Esquecer ou superar?
Assim como acontece com os adultos, a criança vai perceber a ausência da pessoa querida no seu dia-a-dia. Para Michel, é necessário entender que o luto é uma vivência natural que surge a partir da morte de um ente querido – não há como superar ou esquecer, mas sim, encontrar um novo espaço para aquela pessoa na vida dos que ficam. Não será o mesmo lugar, porque aquele que faleceu já não está ali enquanto corporeidade, segundo o especialista, mas será uma memória preservada.
“Ela já não fala, não abraça, não se emociona. No entanto, ela se mantém ‘preservada’ em termos de valores, sonhos, lembranças e costumes”, explica Michel. Aprender a lidar com essa “presença-ausente” é o desafio de todo enlutado, independentemente da idade.

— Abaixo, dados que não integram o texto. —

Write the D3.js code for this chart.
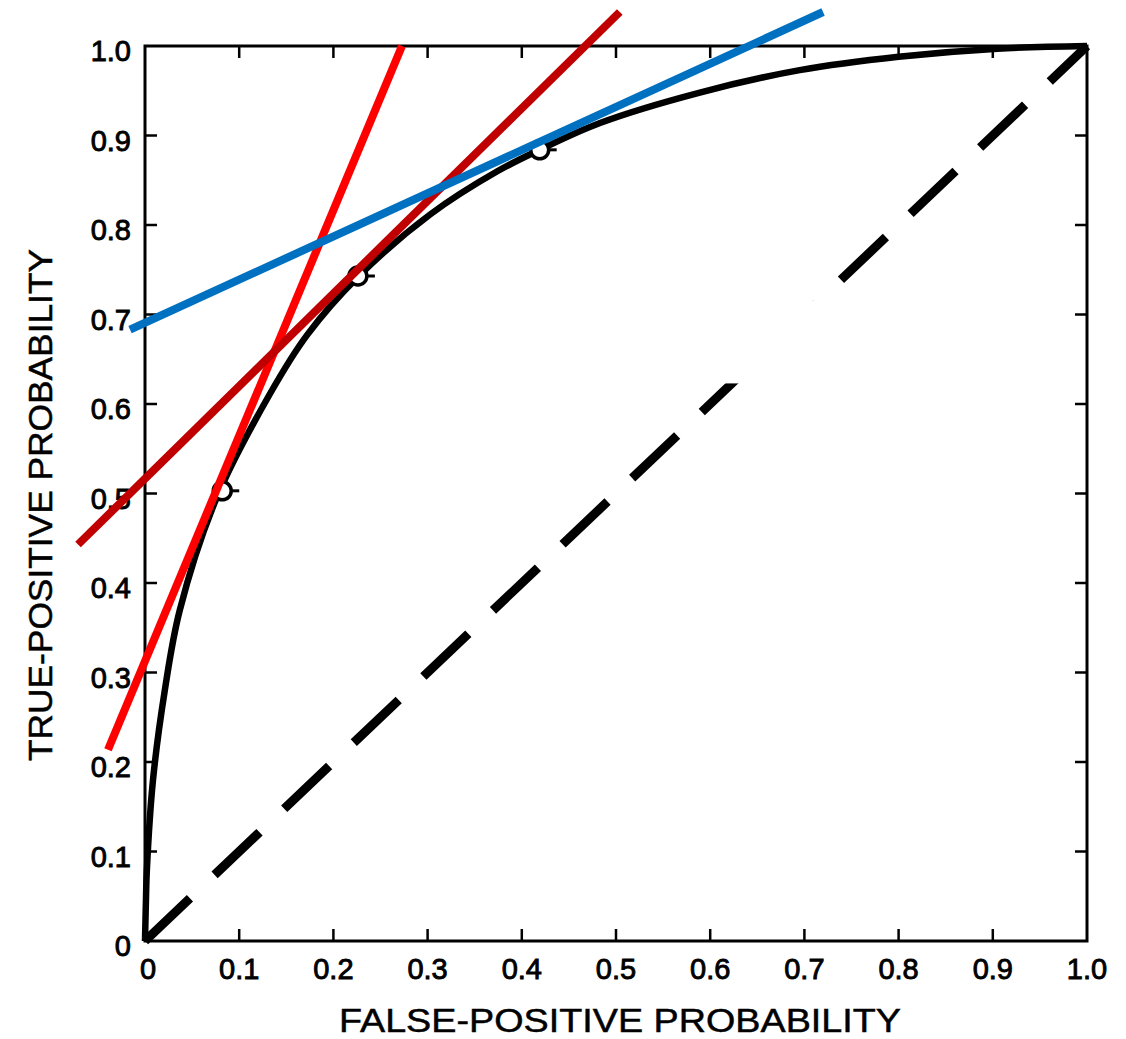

Para as crianças, ainda, livros e filmes podem ser usados pelos pais no momento de ajudar a criança a passar por esse momento. Ana Caroline diz que há literaturas e filmes que abordam especificamente essa questão e que os pais podem e devem lançar mão desses recursos ao ajudar os filhos. “É possível usar os personagens para debater com a criança sobre aquela questão. O livro O passarinho de Júlio morreu, e agora? é um título que pode auxiliar, e filmes como O Rei Leão também”, diz ela.
O papel da religião
O teólogo Alex Villas Boas, coordenador do Programa de Pós-Graduação em Teologia da Pontifícia Universidade Católica do Paraná (PUCPR), avalia que a experiência da criança com a religião, nesse momento, pode ser maravilhosa ou traumatizante. Isso depende da maneira como a comunidade religiosa consegue humanizar a situação. Um exemplo negativo, segundo ele, é a justificação de todas as coisas pela vontade de Deus. “Esse tipo de mentalidade religiosa pode provocar revolta na criança, por não entender porque Deus levou embora uma pessoa amada”, comenta.

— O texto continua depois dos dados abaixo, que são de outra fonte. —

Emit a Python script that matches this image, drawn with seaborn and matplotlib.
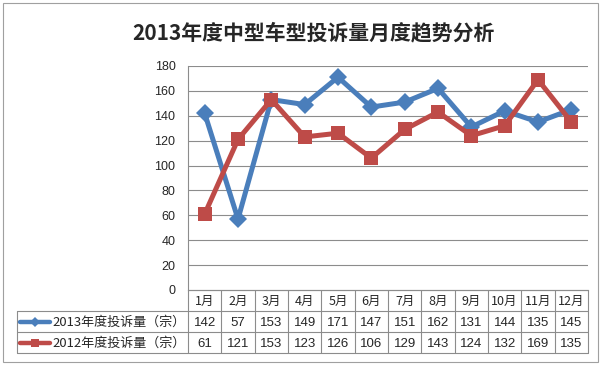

“Segundo a compreensão da tradição teológica, nem tudo que acontece é vontade de Deus, mas Deus nunca nos abandona. Isso é positivo!”, diz Villas Boas, que sublinha que é assumindo as contrariedades da vida que se torna possível o encontro com Deus. A religião ajuda a criança na compreensão da morte, mas “só é eficaz quando ajuda o ser humano a humanizar a sua condição”, pondera o teólogo.

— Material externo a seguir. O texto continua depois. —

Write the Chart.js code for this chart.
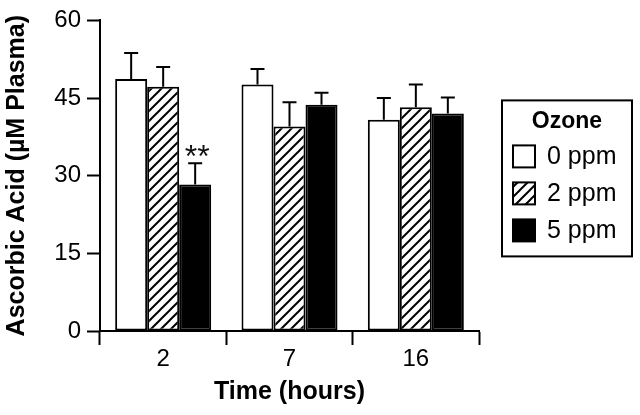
<!DOCTYPE html>
<html>
<head>
<meta charset="utf-8">
<script src="https://cdn.jsdelivr.net/npm/chart.js@4.4.1/dist/chart.umd.min.js"></script>
<style>
  html, body { margin: 0; padding: 0; background: #fff; }
  .container_chart { width: 640px; height: 415px; position: relative; }
</style>
</head>
<body>
<div class="container_chart"><canvas id="ozone_chart"></canvas></div>
<script>
const hours = ['2', '7', '16'];
const doseLabels = ['0 ppm', '2 ppm', '5 ppm'];
const ppm0 = [48.7, 47.6, 40.8];
const ppm2 = [47.2, 39.5, 43.2];
const ppm5 = [28.3, 43.7, 42.0];
const ppm0Err = [5.0, 3.0, 4.2];
const ppm2Err = [3.8, 4.7, 4.4];
const ppm5Err = [4.1, 2.3, 3.1];
const ppm5Marks = ['**', '', ''];
const yTicks = [0, 15, 30, 45, 60];

const FONT = '"Liberation Sans", Arial, Helvetica, sans-serif';
Chart.defaults.color = '#000';
Chart.defaults.font.family = FONT;

function makeHatch(){
	const c = document.createElement('canvas');
	c.width = 10; c.height = 10;
	const g = c.getContext('2d');
	g.fillStyle = '#fff';
	g.fillRect(0, 0, 10, 10);
	g.strokeStyle = '#000';
	g.lineWidth = 2;
	g.beginPath();
	g.moveTo(-2, 12); g.lineTo(12, -2);
	g.moveTo(-7, 7); g.lineTo(7, -7);
	g.moveTo(3, 17); g.lineTo(17, 3);
	g.stroke();
	return g.createPattern(c, 'repeat');
}
const hatch = makeHatch();

// error bars (upper only) plus significance marks
const errorBars = {
	id: 'errorBars',
	afterDatasetsDraw(chart){
		const ctx = chart.ctx;
		const y = chart.scales.y;
		ctx.save();
		ctx.strokeStyle = '#000';
		ctx.lineWidth = 2;
		chart.data.datasets.forEach((ds, di) => {
			chart.getDatasetMeta(di).data.forEach((bar, i) => {
				const top = y.getPixelForValue(ds.data[i] + ds.errors[i]);
				ctx.beginPath();
				ctx.moveTo(bar.x, bar.y);
				ctx.lineTo(bar.x, top);
				ctx.moveTo(bar.x - 7, top);
				ctx.lineTo(bar.x + 7, top);
				ctx.stroke();
				if(ds.marks && ds.marks[i]){
					ctx.fillStyle = '#111';
					ctx.font = '32px ' + FONT;
					ctx.textAlign = 'center';
					ctx.textBaseline = 'alphabetic';
					ctx.fillText(ds.marks[i], bar.x + 2, top + 4);
				}
			});
		});
		ctx.restore();
	}
};

// boxed legend with title, drawn to the right of the plot
const boxLegend = {
	id: 'boxLegend',
	afterDraw(chart){
		const ctx = chart.ctx;
		const area = chart.chartArea;
		const left = area.right + 23;
		const top = area.top + 80;
		const w = 130, h = 156;
		ctx.save();
		ctx.strokeStyle = '#000';
		ctx.lineWidth = 2;
		ctx.strokeRect(left, top, w, h);
		ctx.fillStyle = '#000';
		ctx.textBaseline = 'middle';
		ctx.textAlign = 'center';
		ctx.font = 'bold 23px ' + FONT;
		ctx.fillText('Ozone', left + w / 2, top + 21);
		ctx.textAlign = 'left';
		ctx.font = '25px ' + FONT;
		chart.data.datasets.forEach((ds, i) => {
			const cy = top + 56 + i * 37;
			ctx.fillStyle = ds.backgroundColor;
			ctx.fillRect(left + 11, cy - 11, 22, 22);
			ctx.strokeRect(left + 11, cy - 11, 22, 22);
			ctx.fillStyle = '#000';
			ctx.fillText(ds.label, left + 45, cy + 1);
		});
		ctx.restore();
	}
};

const chartData = {
	type: 'bar',
	data: {
		labels: hours,
		datasets: [
			{ label: doseLabels[0], data: ppm0, errors: ppm0Err, backgroundColor: '#fff' },
			{ label: doseLabels[1], data: ppm2, errors: ppm2Err, backgroundColor: hatch },
			{ label: doseLabels[2], data: ppm5, errors: ppm5Err, marks: ppm5Marks, backgroundColor: '#000' }
		]
	},
	options: {
		responsive: true,
		maintainAspectRatio: false,
		animation: false,
		layout: { padding: { top: 16, right: 161, bottom: 0, left: 0 } },
		datasets: {
			bar: {
				borderColor: '#000',
				borderWidth: 2,
				borderSkipped: false,
				categoryPercentage: 0.76,
				barPercentage: 1.0
			}
		},
		scales: {
			x: {
				afterFit: (scale) => { scale.height = 84; },
				grid: {
					offset: true,
					drawOnChartArea: false,
					drawTicks: true,
					tickLength: 14,
					tickWidth: 2,
					tickColor: '#000'
				},
				border: { display: true, color: '#000', width: 2 },
				ticks: { font: { size: 24 }, padding: 0, color: '#000' },
				title: {
					display: true,
					text: 'Time (hours)',
					font: { size: 25, weight: 'bold' },
					padding: { top: 0, bottom: 8 }
				}
			},
			y: {
				min: 0,
				max: 60,
				afterFit: (scale) => { scale.width = 100; },
				afterBuildTicks: (scale) => { scale.ticks = yTicks.map(v => ({ value: v })); },
				grid: {
					drawOnChartArea: false,
					drawTicks: true,
					tickLength: 13,
					tickWidth: 2,
					tickColor: '#000'
				},
				border: { display: true, color: '#000', width: 2 },
				ticks: { font: { size: 24 }, padding: 6, color: '#000' },
				title: {
					display: true,
					text: 'Ascorbic Acid (µM Plasma)',
					font: { size: 25, weight: 'bold' },
					padding: { top: 2, bottom: 0 }
				}
			}
		},
		plugins: {
			legend: { display: false },
			tooltip: { enabled: false }
		}
	},
	plugins: [errorBars, boxLegend]
};

new Chart(document.getElementById('ozone_chart'), chartData);
</script>
</body>
</html>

A morte para a criança deve ser ensinada como algo com que se deve lidar durante a vida. É importante mostrar que, mesmo que a morte pareça ser uma experiência ruim, Deus não abandonou aquela pessoa que faleceu e nem mesmo os que ficaram – sem colocar a “culpa” em Deus.
Para alguns doentes, por exemplo, a morte natural pode ser um alívio às dores que sentia. “Nesse sentido, se ajudamos as crianças a entenderem a morte como parte da vida, e que não é vontade de Deus e nem castigo, a experiência religiosa, ao menos a cristã, ajuda a alimentar a esperança e a gratidão pela pessoa que partiu”, conclui Villas Boas.